Legendary singer song-writer, Tim McGraw, apparently decided that the key to ripped six-pack abs was not only a big change his diet (he dramatically reduced his sugar and alcohol intake as well as “beefed-up” his protein intake), but to get his physical activity level MUCH higher than it had been before. He began working out over 4 hours a day to get his dramatic results!!! That’s about the same number of hours each day that the Biggest Loser contestants were exercising! Check out Tim’s transformation and exercise here.
Dr. Huizenga, the supervising doctor of the show who prescribed such a high of physical activity for obese individuals trying to lose weight quickly and improve their health, has gone on public record stating how “pathetic” and “completely inadequate” current “dumbed down” exercise prescriptions are for those looking to lose body fat…especially those wanting to avoid disease and lose weight quickly. While many have criticized the Doc for his “over the top” prescription claiming that 4 hours of exercise a day is impossible for working people with a life, job, and family, he responds by saying that 4 hours a day is not necessary for amazing results, but that 2-hours a day is certainly do-able and effective for motivated individuals. In addition he states:
“People have plenty of time to devote to working out, if they want to cure diseases like diabetes, live longer, and improve their quality of life. Those who cannot find the time need consider the alternative…. Everyone has time for essential daily activities—when your tooth has a painful infection, you cancel the day’s meetings and go to the dentist. If you are diagnosed with cancer, believe me, you’ll change your entire life to accommodate doctors’ appointments, cancer treatment, and prevention of relapse. Why then wouldn’t everyone…carry on at home with 60 to 90 minutes a day of exercise given these health stakes? If you have overflowing abdominal fat, you’re facing a choice not terribly dissimilar from [these] examples. Your excess fat is a deliberate poison. It’s not easy, but two hours a day of exercise with calorie counting and moderate caloric restriction for six months is a small price to pay to remove the poison.”
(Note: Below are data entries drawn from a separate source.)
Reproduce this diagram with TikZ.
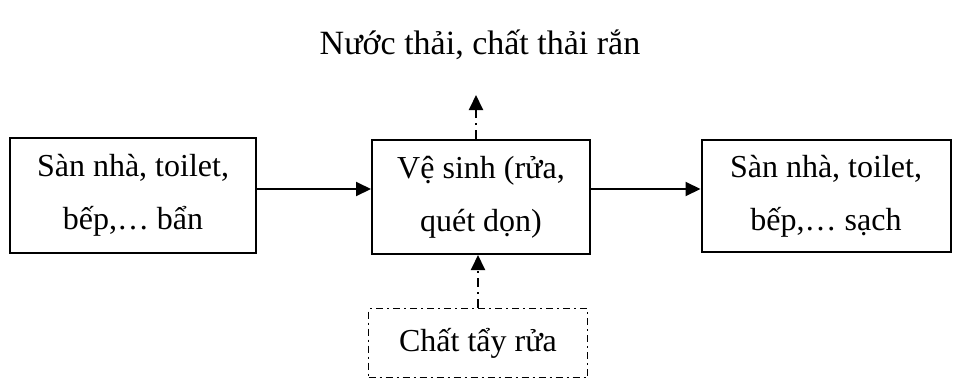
\documentclass[tikz,border=0pt]{standalone}
\usepackage{fontspec}
\setmainfont{Liberation Serif}
\usetikzlibrary{arrows.meta}
\tikzset{
  box/.style={draw, line width=2pt, align=center, inner sep=0pt, font=\fontsize{32}{53}\selectfont},
  arr/.style={line width=2pt, -{Triangle[length=15pt,width=14pt]}},
  dd/.style={dash pattern=on 9pt off 5pt on 2pt off 5pt},
  ddbox/.style={dash pattern=on 7pt off 4pt on 2pt off 4pt},
  lbl/.style={font=\fontsize{34}{40}\selectfont, inner sep=0pt}
}
\begin{document}
\begin{tikzpicture}[x=1pt,y=-1pt]
\useasboundingbox (0,0) rectangle (961,381);
\node[lbl] (T) at (480,45) {Nước thải, chất thải rắn};
\node[box, minimum width=246pt, minimum height=115pt] (L) at (133,195) {Sàn nhà, toilet,\\bếp,… bẩn};
\node[box, minimum width=218pt, minimum height=114pt] (M) at (481,197) {Vệ sinh (rửa,\\quét dọn)};
\node[box, minimum width=249pt, minimum height=112pt] (R) at (826,196) {Sàn nhà, toilet,\\bếp,… sạch};
\node[box, ddbox, line width=1.5pt, minimum width=219pt, minimum height=69pt] (D) at (478,343) {Chất tẩy rửa};
\coordinate (top) at (476,95);
\draw[arr] ([yshift=6pt]L.east) -- ([yshift=6pt]L.east -| M.west);
\draw[arr] ([yshift=8pt]M.east) -- ([yshift=8pt]M.east -| R.west);
\draw[arr, dd] (M.north -| top) -- (top);
\draw[arr, dd] (D.north) -- (D.north |- M.south);
\end{tikzpicture}
\end{document}
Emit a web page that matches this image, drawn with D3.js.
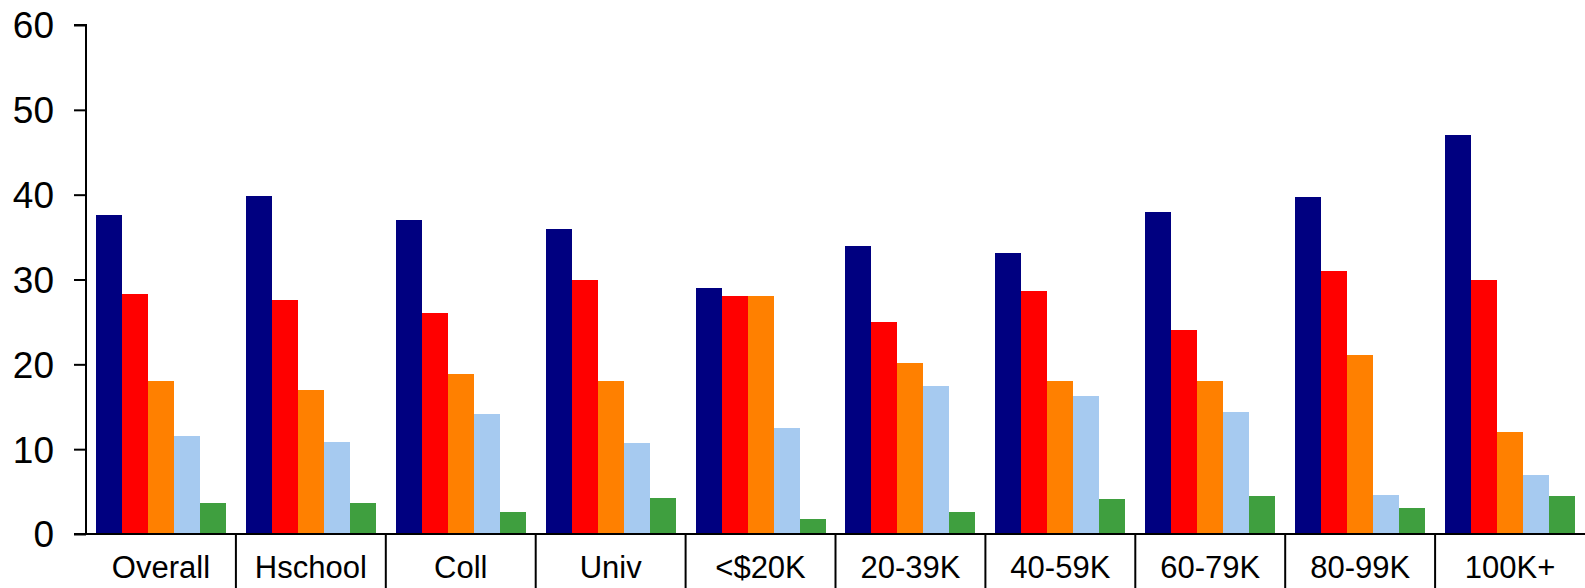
<!DOCTYPE html>
<html>
<head>
<meta charset="utf-8">
<script src="https://cdn.jsdelivr.net/npm/d3@7"></script>
<style>
  body { margin: 0; background: #fff; }
  svg { display: block; }
  .axis text { font-family: "Liberation Sans", Arial, sans-serif; fill: #000; }
</style>
</head>
<body>
<div class="chart"></div>
<script>
/* Chart data
--------------------------------------------------- */
const categories = ['Overall', 'Hschool', 'Coll', 'Univ', '<$20K', '20-39K', '40-59K', '60-79K', '80-99K', '100K+'];
const seriesNames = ['s1', 's2', 's3', 's4', 's5'];
const series1 = [37.6, 39.9, 37.0, 35.9, 29.0, 34.0, 33.1, 38.0, 39.7, 47.0];
const series2 = [28.3, 27.6, 26.0, 30.0, 28.1, 25.0, 28.6, 24.1, 31.0, 30.0];
const series3 = [18.0, 17.0, 18.9, 18.0, 28.1, 20.1, 18.0, 18.0, 21.1, 12.0];
const series4 = [11.6, 10.9, 14.2, 10.7, 12.5, 17.5, 16.3, 14.4, 4.6, 6.9];
const series5 = [3.7, 3.7, 2.6, 4.2, 1.8, 2.6, 4.1, 4.5, 3.1, 4.5];
const yTicks = [0, 10, 20, 30, 40, 50, 60];
const colors = ['#000080', '#ff0000', '#ff8000', '#a6caf0', '#3f9f3f'];

const allSeries = [series1, series2, series3, series4, series5];

/* Draw the chart
--------------------------------------------------- */
const width = 1585;
const height = 588;
const margin = { top: 25, right: 0, bottom: 54, left: 86 };
const innerW = width - margin.left - margin.right;
const innerH = height - margin.top - margin.bottom;

const svg = d3
  .select('.chart')
  .append('svg')
  .attr('width', width)
  .attr('height', height);

const g = svg.append('g').attr('transform', `translate(${margin.left},${margin.top})`);

const x = d3.scaleBand().domain(categories).range([0, innerW]).paddingInner(0).paddingOuter(0);
const x1 = d3
  .scaleBand()
  .domain(seriesNames)
  .range([0, x.bandwidth()])
  .paddingOuter(10 / 26)
  .paddingInner(0);
const y = d3.scaleLinear().domain([0, 60]).range([innerH, 0]);

const groups = g
  .selectAll('.group')
  .data(categories)
  .enter()
  .append('g')
  .attr('class', 'group')
  .attr('transform', d => `translate(${x(d)},0)`);

groups
  .selectAll('rect')
  .data((d, i) => allSeries.map((s, j) => ({ key: seriesNames[j], value: s[i], color: colors[j] })))
  .enter()
  .append('rect')
  .attr('x', d => x1(d.key))
  .attr('width', x1.bandwidth())
  .attr('y', d => y(d.value))
  .attr('height', d => innerH - y(d.value))
  .attr('fill', d => d.color)
  .attr('shape-rendering', 'crispEdges');

// y axis
const yAxis = g
  .append('g')
  .attr('class', 'axis')
  .call(d3.axisLeft(y).tickValues(yTicks).tickSize(12).tickPadding(20));
yAxis.selectAll('line').attr('stroke', '#000').attr('stroke-width', 2);
yAxis.select('.domain').attr('stroke', '#000').attr('stroke-width', 2).attr('d', `M-12,0H0V${innerH}H-12`);
yAxis.selectAll('text').attr('font-size', 37).attr('dy', '0.35em');

// x axis with category separators
const xAxis = g
  .append('g')
  .attr('class', 'axis')
  .attr('transform', `translate(0,${innerH})`);

xAxis
  .append('line')
  .attr('x1', 0)
  .attr('x2', innerW)
  .attr('stroke', '#000')
  .attr('stroke-width', 2);

xAxis
  .selectAll('.sep')
  .data(categories.slice(1))
  .enter()
  .append('line')
  .attr('class', 'sep')
  .attr('x1', d => x(d))
  .attr('x2', d => x(d))
  .attr('y1', 0)
  .attr('y2', margin.bottom)
  .attr('stroke', '#000')
  .attr('stroke-width', 2);

xAxis
  .selectAll('.label')
  .data(categories)
  .enter()
  .append('text')
  .attr('class', 'label')
  .attr('x', d => x(d) + x.bandwidth() / 2)
  .attr('y', 44)
  .attr('text-anchor', 'middle')
  .attr('font-size', 31)
  .text(d => d);
</script>
</body>
</html>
Dr. Huizenga himself claims to work out at least 90 to 100 minutes PER DAY, not PER WEEK!! He goes on to say, “It’s about setting priorities. Time is not the issue; priorities are the issue.”
I can personally attest to this strategy for maintaining weight loss because I too exercise approximately 14 hours (give or take) a week to maintain my weight loss. I usually do seven weight training sessions a week along with seven or more cardio sessions a week (some high intensity and others low intensity). Part of the reason I like to work out more often is because I can also eat more while staying lean. If I exercised less, I’d have to eat far less.
To summarize what we’ve learned so far, we now know that:
- Allowing some space between meals may help us lose more body fat than eating round the clock.
- 3 square meals a day is how our ancestors ate and obesity levels were only 9% in 1950; today they are at 35%.
- Not all calories burned during exercise come exclusively from fat.
- Getting a high level of physical activity is super important for the overweight to reduce risk of disease and to elicit rapid fat loss.
- 1-2 hours per day of physical activity is necessary to lose weight for those who want to be able to eat a fair amount of calories and still lose weight.
Finally, if “Exercise IS Eating,” are YOU eating enough?!